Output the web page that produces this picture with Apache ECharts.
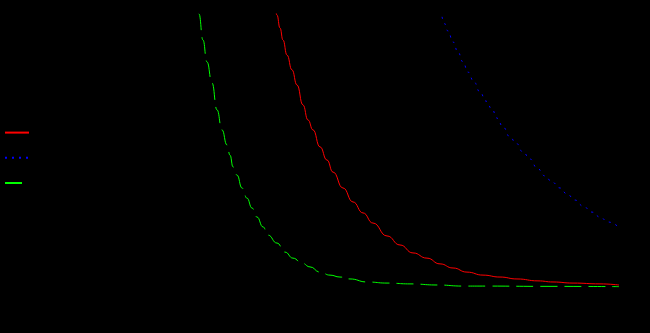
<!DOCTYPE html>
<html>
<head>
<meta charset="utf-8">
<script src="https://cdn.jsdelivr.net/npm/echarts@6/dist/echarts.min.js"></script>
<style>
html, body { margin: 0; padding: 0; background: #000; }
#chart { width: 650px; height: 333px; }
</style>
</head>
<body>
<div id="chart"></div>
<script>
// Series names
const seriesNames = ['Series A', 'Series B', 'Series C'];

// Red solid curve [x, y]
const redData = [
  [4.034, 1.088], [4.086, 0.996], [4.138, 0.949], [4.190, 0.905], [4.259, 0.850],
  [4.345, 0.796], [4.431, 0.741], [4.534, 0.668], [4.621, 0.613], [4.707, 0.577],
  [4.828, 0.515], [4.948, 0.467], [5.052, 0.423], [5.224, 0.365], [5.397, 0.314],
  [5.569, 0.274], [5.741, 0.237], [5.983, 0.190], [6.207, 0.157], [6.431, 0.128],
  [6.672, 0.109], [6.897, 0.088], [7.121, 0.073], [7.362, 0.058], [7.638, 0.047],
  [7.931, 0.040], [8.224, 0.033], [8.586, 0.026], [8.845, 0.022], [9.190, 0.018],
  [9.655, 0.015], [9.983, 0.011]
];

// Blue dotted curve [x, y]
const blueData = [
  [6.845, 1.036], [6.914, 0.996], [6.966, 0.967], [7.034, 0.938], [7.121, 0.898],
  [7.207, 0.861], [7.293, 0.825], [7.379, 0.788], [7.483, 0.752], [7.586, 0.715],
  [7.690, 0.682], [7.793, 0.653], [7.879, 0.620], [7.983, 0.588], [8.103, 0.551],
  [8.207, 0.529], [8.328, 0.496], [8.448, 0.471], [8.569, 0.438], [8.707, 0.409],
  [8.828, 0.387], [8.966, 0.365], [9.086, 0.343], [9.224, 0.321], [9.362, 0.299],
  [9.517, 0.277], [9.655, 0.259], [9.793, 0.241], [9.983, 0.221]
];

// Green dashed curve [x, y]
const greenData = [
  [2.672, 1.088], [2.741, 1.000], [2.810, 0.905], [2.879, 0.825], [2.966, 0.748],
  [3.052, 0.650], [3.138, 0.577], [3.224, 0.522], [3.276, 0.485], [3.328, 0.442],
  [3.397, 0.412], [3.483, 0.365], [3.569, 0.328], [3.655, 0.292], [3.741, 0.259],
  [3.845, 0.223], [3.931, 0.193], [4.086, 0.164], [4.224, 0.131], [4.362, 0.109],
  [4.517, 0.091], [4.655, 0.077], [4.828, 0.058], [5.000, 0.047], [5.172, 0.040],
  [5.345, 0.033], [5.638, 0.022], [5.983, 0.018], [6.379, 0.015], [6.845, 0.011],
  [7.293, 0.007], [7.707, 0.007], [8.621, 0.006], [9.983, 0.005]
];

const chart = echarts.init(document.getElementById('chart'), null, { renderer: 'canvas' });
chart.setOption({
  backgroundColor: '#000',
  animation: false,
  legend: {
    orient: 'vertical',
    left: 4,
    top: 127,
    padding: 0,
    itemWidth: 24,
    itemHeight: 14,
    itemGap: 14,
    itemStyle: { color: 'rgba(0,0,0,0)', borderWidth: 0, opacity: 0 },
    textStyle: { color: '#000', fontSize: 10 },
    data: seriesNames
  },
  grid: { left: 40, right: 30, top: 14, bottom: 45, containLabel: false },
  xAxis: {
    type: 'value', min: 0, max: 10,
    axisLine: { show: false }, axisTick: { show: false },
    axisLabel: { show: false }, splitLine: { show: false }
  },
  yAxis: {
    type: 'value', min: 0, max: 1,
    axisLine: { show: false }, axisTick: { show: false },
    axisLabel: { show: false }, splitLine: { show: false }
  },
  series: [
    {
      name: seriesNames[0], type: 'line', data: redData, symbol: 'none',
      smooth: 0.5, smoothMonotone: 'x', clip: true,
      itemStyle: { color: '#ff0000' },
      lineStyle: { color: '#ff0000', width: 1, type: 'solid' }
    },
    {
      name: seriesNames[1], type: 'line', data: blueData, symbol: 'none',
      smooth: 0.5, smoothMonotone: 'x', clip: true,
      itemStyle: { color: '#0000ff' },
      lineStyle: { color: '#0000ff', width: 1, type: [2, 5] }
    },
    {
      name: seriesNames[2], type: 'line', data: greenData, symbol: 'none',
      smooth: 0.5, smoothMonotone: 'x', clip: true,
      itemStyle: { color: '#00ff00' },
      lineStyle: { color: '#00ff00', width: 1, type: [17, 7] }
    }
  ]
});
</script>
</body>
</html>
========================================================================
▶ **PROBLEM REQUIREMENTS**: Quote, exactly and only, the lines from the first line of the data above through the line containing "const seriesNames = ['Series". The pictures do not belong in it.

▶ **OUTPUT OF THE TASK**:
Output the web page that produces this picture with Apache ECharts.
<!DOCTYPE html>
<html>
<head>
<meta charset="utf-8">
<script src="https://cdn.jsdelivr.net/npm/echarts@6/dist/echarts.min.js"></script>
<style>
html, body { margin: 0; padding: 0; background: #000; }
#chart { width: 650px; height: 333px; }
</style>
</head>
<body>
<div id="chart"></div>
<script>
// Series names
const seriesNames = ['Series A', 'Series B', 'Series C'];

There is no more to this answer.